→ **Available data**:
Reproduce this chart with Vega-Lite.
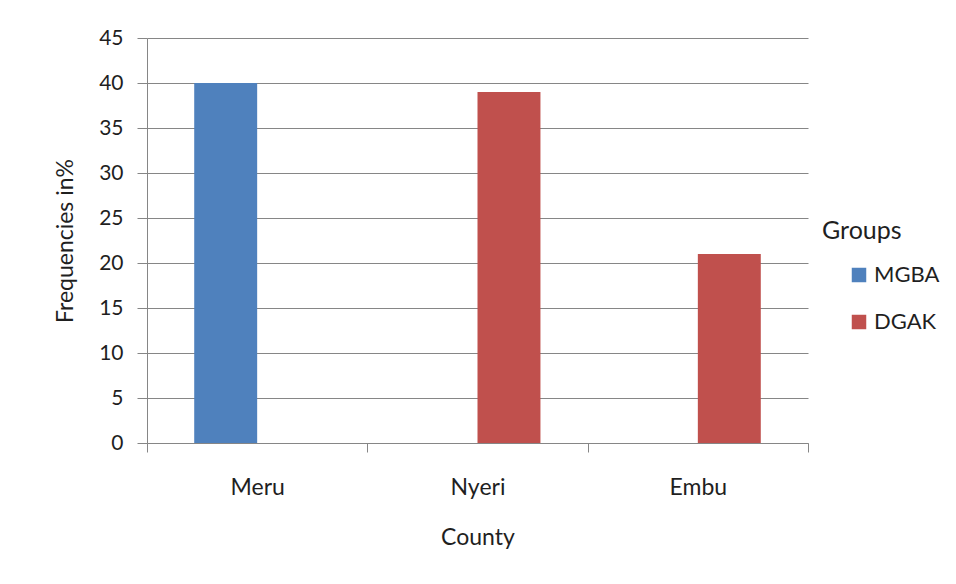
{
  "$schema": "https://vega.github.io/schema/vega-lite/v6.json",
  "width": 661,
  "height": 405,
  "autosize": {"type": "none"},
  "padding": {"left": 147, "top": 38, "right": 148, "bottom": 141},
  "background": "white",
  "data": {
    "values": [
      {"County": "Meru", "Group": "MGBA", "Frequency": 40},
      {"County": "Meru", "Group": "DGAK", "Frequency": 0},
      {"County": "Nyeri", "Group": "MGBA", "Frequency": 0},
      {"County": "Nyeri", "Group": "DGAK", "Frequency": 39},
      {"County": "Embu", "Group": "MGBA", "Frequency": 0},
      {"County": "Embu", "Group": "DGAK", "Frequency": 21}
    ]
  },
  "mark": {"type": "bar"},
  "encoding": {
    "x": {
      "field": "County",
      "type": "nominal",
      "sort": ["Meru", "Nyeri", "Embu"],
      "scale": {"paddingInner": 0, "paddingOuter": 0},
      "axis": {
        "title": "County",
        "labelAngle": 0,
        "labelFontSize": 23,
        "tickBand": "extent",
        "ticks": true,
        "tickSize": 9,
        "labelPadding": 24,
        "titlePadding": 27,
        "grid": false
      }
    },
    "xOffset": {
      "field": "Group",
      "type": "nominal",
      "sort": ["MGBA", "DGAK"],
      "scale": {"paddingInner": 0, "paddingOuter": 0.75}
    },
    "y": {
      "field": "Frequency",
      "type": "quantitative",
      "scale": {"domain": [0, 45], "nice": false},
      "axis": {
        "title": "Frequencies in%",
        "values": [0, 5, 10, 15, 20, 25, 30, 35, 40, 45],
        "tickSize": 10,
        "labelPadding": 14,
        "titlePadding": 21,
        "grid": true
      }
    },
    "color": {
      "field": "Group",
      "type": "nominal",
      "sort": ["MGBA", "DGAK"],
      "scale": {"domain": ["MGBA", "DGAK"], "range": ["#4F81BD", "#C0504D"]},
      "legend": {
        "title": "Groups",
        "orient": "none",
        "legendX": 675,
        "legendY": 181,
        "symbolType": "square",
        "symbolSize": 210,
        "symbolOffset": 26,
        "rowPadding": 25,
        "titlePadding": 20
      }
    }
  },
  "config": {
    "font": "Lato",
    "view": {"stroke": null},
    "axis": {
      "domainColor": "#868686",
      "tickColor": "#868686",
      "gridColor": "#868686",
      "domainWidth": 1,
      "gridWidth": 1,
      "labelFont": "Lato",
      "labelFontSize": 21,
      "labelColor": "#1f1f1f",
      "titleFont": "Lato",
      "titleFontSize": 23,
      "titleFontWeight": "normal",
      "titleColor": "#1f1f1f"
    },
    "legend": {
      "labelFont": "Lato",
      "labelFontSize": 22,
      "labelColor": "#1f1f1f",
      "titleFont": "Lato",
      "titleFontSize": 25,
      "titleFontWeight": "normal",
      "titleColor": "#1f1f1f"
    }
  }
}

→ **To do**:
Write out the full listing verbatim, excluding its pictures.

→ **Answer**:
Reproduce this chart with Vega-Lite.
{
  "$schema": "https://vega.github.io/schema/vega-lite/v6.json",
  "width": 661,
  "height": 405,
  "autosize": {"type": "none"},
  "padding": {"left": 147, "top": 38, "right": 148, "bottom": 141},
  "background": "white",
  "data": {
    "values": [
      {"County": "Meru", "Group": "MGBA", "Frequency": 40},
      {"County": "Meru", "Group": "DGAK", "Frequency": 0},
      {"County": "Nyeri", "Group": "MGBA", "Frequency": 0},
      {"County": "Nyeri", "Group": "DGAK", "Frequency": 39},
      {"County": "Embu", "Group": "MGBA", "Frequency": 0},
      {"County": "Embu", "Group": "DGAK", "Frequency": 21}
    ]
  },
  "mark": {"type": "bar"},
  "encoding": {
    "x": {
      "field": "County",
      "type": "nominal",
      "sort": ["Meru", "Nyeri", "Embu"],
      "scale": {"paddingInner": 0, "paddingOuter": 0},
      "axis": {
        "title": "County",
        "labelAngle": 0,
        "labelFontSize": 23,
        "tickBand": "extent",
        "ticks": true,
        "tickSize": 9,
        "labelPadding": 24,
        "titlePadding": 27,
        "grid": false
      }
    },
    "xOffset": {
      "field": "Group",
      "type": "nominal",
      "sort": ["MGBA", "DGAK"],
      "scale": {"paddingInner": 0, "paddingOuter": 0.75}
    },
    "y": {
      "field": "Frequency",
      "type": "quantitative",
      "scale": {"domain": [0, 45], "nice": false},
      "axis": {
        "title": "Frequencies in%",
        "values": [0, 5, 10, 15, 20, 25, 30, 35, 40, 45],
        "tickSize": 10,
        "labelPadding": 14,
        "titlePadding": 21,
        "grid": true
      }
    },
    "color": {
      "field": "Group",
      "type": "nominal",
      "sort": ["MGBA", "DGAK"],
      "scale": {"domain": ["MGBA", "DGAK"], "range": ["#4F81BD", "#C0504D"]},
      "legend": {
        "title": "Groups",
        "orient": "none",
        "legendX": 675,
        "legendY": 181,
        "symbolType": "square",
        "symbolSize": 210,
        "symbolOffset": 26,
        "rowPadding": 25,
        "titlePadding": 20
      }
    }
  },
  "config": {
    "font": "Lato",
    "view": {"stroke": null},
    "axis": {
      "domainColor": "#868686",
      "tickColor": "#868686",
      "gridColor": "#868686",
      "domainWidth": 1,
      "gridWidth": 1,
      "labelFont": "Lato",
      "labelFontSize": 21,
      "labelColor": "#1f1f1f",
      "titleFont": "Lato",
      "titleFontSize": 23,
      "titleFontWeight": "normal",
      "titleColor": "#1f1f1f"
    },
    "legend": {
      "labelFont": "Lato",
      "labelFontSize": 22,
      "labelColor": "#1f1f1f",
      "titleFont": "Lato",
      "titleFontSize": 25,
      "titleFontWeight": "normal",
      "titleColor": "#1f1f1f"
    }
  }
}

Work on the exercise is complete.